A new study has found that the risk of heart disease linked to smoking is 25 percent higher for women.
Scientists believe that toxic chemicals in tobacco smoke may have a more potent effect on women due to biological differences.
The team analyzed data on about 4 million individuals from 86 studies. After adjusting for other risk factors, they found the increased risk of heart disease linked to smoking was 25 percent higher for women.
The longer a women smoked, the greater her heart disease risk was compared with that of a man who had smoked for the same length of time.
Authors Dr Rachel Huxley, from the University of Minnesota, and Dr Mark Woodward, from Johns Hopkins University, of Maryland, wrote in a statement: “Women might extract a greater quantity of carcinogens and other toxic agents from the same number of cigarettes than men.
“This occurrence could explain why women who smoke have double the risk of lung cancer compared with their male counterparts.
“Physicians and health professionals should be encouraged to increase their efforts at promotion of smoking cessation in all individuals.

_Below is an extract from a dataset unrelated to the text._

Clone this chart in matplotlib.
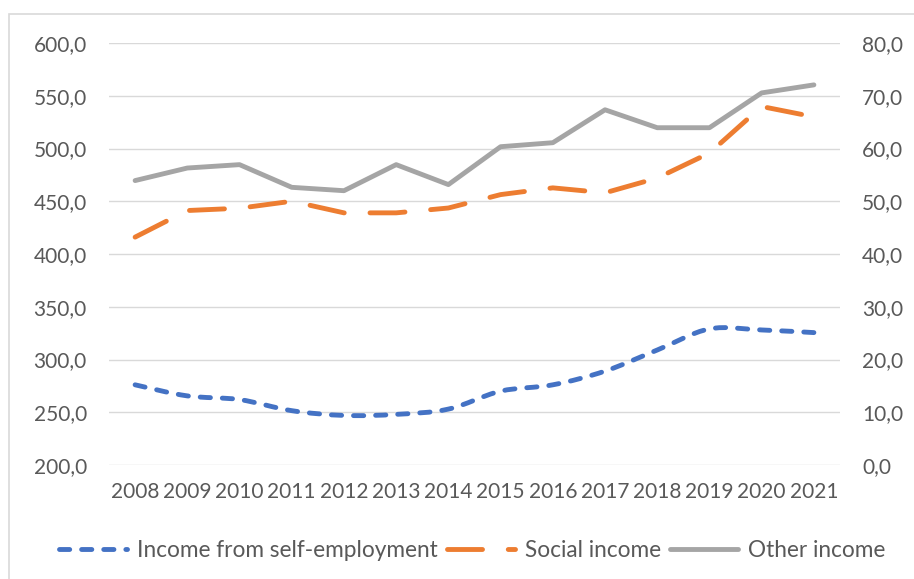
import numpy as np
import matplotlib
matplotlib.use("Agg")
import matplotlib.pyplot as plt
from matplotlib.path import Path
from matplotlib.patches import PathPatch, Rectangle
from matplotlib.lines import Line2D
from matplotlib.ticker import FuncFormatter

years = ["2008", "2009", "2010", "2011", "2012", "2013", "2014",
         "2015", "2016", "2017", "2018", "2019", "2020", "2021"]
# left axis
other_income = [469.6, 481.5, 484.7, 463.2, 460.0, 484.7, 465.8,
                501.7, 505.5, 536.7, 519.7, 519.7, 552.7, 560.3]
social_income = [416.0, 441.2, 443.4, 450.0, 439.0, 439.0, 443.6,
                 456.3, 462.7, 458.0, 472.0, 495.7, 539.8, 530.0]
# right axis
self_employment = [15.2, 13.1, 12.4, 10.3, 9.4, 9.6, 10.6,
                   14.0, 15.2, 17.8, 21.8, 25.8, 25.6, 25.1]

blue = "#4472C4"
orange = "#ED7D31"
grey = "#A5A5A5"
txt = "#595959"
lw = 3.5
blue_dash = (2.1, 2.45)
orange_dash = (7.2, 5.3)

plt.rcParams['font.family'] = ['Lato', 'DejaVu Sans']
plt.rcParams['font.size'] = 15

fig = plt.figure(figsize=(9.14, 5.79), dpi=100)
ax = fig.add_axes([109 / 914, 114 / 579, 731 / 914, 422 / 579])
ax2 = ax.twinx()

x = np.arange(len(years))

ax.plot(x, other_income, color=grey, lw=lw, solid_capstyle='round',
        solid_joinstyle='round', zorder=3)
ax.plot(x, social_income, color=orange, lw=lw, dashes=orange_dash,
        dash_capstyle='round', dash_joinstyle='round', zorder=3)


# smoothed line like excel (catmull-rom bezier through the points)
def smooth_path(xs, ys):
    pts = np.column_stack([xs, ys]).astype(float)
    verts = [pts[0]]
    codes = [Path.MOVETO]
    n = len(pts)
    for i in range(n - 1):
        p0 = pts[max(i - 1, 0)]
        p1 = pts[i]
        p2 = pts[i + 1]
        p3 = pts[min(i + 2, n - 1)]
        c1 = p1 + (p2 - p0) / 6
        c2 = p2 - (p3 - p1) / 6
        verts += [c1, c2, p2]
        codes += [Path.CURVE4] * 3
    return Path(verts, codes)


patch = PathPatch(smooth_path(x, self_employment), fill=False, edgecolor=blue,
                  lw=lw, linestyle=(0, blue_dash), capstyle='round', zorder=3)
ax2.add_patch(patch)

ax.set_xlim(-0.5, len(years) - 0.5)
ax.set_ylim(200, 600)
ax.set_yticks(np.arange(200, 601, 50))
ax2.set_ylim(0, 80)
ax2.set_yticks(np.arange(0, 81, 10))

fmt = FuncFormatter(lambda v, p: f"{v:.1f}".replace(".", ","))
ax.yaxis.set_major_formatter(fmt)
ax2.yaxis.set_major_formatter(fmt)
ax.set_xticks(x)
ax.set_xticklabels(years)

ax.grid(axis='y', color='#D9D9D9', lw=1.0, zorder=0)
ax.set_axisbelow(True)
for a in (ax, ax2):
    for s in a.spines.values():
        s.set_visible(False)
ax.tick_params(axis='y', length=0, pad=16, colors=txt, labelsize=15)
ax2.tick_params(axis='y', length=0, pad=16, colors=txt, labelsize=15)
ax.tick_params(axis='x', length=0, pad=12, colors=txt, labelsize=15)

handles = [
    Line2D([], [], color=blue, lw=lw, dashes=blue_dash, dash_capstyle='round'),
    Line2D([], [], color=orange, lw=lw, dashes=orange_dash, dash_capstyle='round'),
    Line2D([], [], color=grey, lw=lw, solid_capstyle='round'),
]
labels = ["Income from self-employment", "Social income", "Other income"]
fig.legend(handles, labels, loc='center', bbox_to_anchor=(0.517, 0.049), ncol=3,
           frameon=False, handlelength=3.0, handletextpad=0.45, columnspacing=0.4,
           labelcolor=txt, fontsize=16.3)

# chart frame
fig.patches.append(Rectangle((9 / 914, -0.5), 2, (579 - 14) / 579 + 0.5,
                             transform=fig.transFigure, fill=False,
                             edgecolor='#D9D9D9', lw=1.2))

fig.savefig("out.png", dpi=100)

“Present trends in female smoking, and this report, suggest that inclusion of a female perspective in tobacco-control policies is crucial.”
Twenty-one percent of women and 22 percent of men in the U.K. smoke cigarettes.
Ellen Mason, senior cardiac nurse at the British Heart Foundation, said in a statement: “It’s alarming to see such a large study confirm that women are so much more at risk of heart disease from smoking than men.
“Despite women generally smoking fewer cigarettes a day than men, women appear to be substantially more at risk of getting heart disease. Biologically, women seem more susceptible to the dangers of smoking and passive smoking.
“There is free support widely available on the NHS to help both men and women quit but more effort needs to be made to encourage women not to smoke in the first place ““ particularly the many young women who take up this addictive and harmful habit every day.
“This is very timely research as tobacco companies are increasingly targeting women with slim brands and slick packaging.”
Study results are published in The Lancet.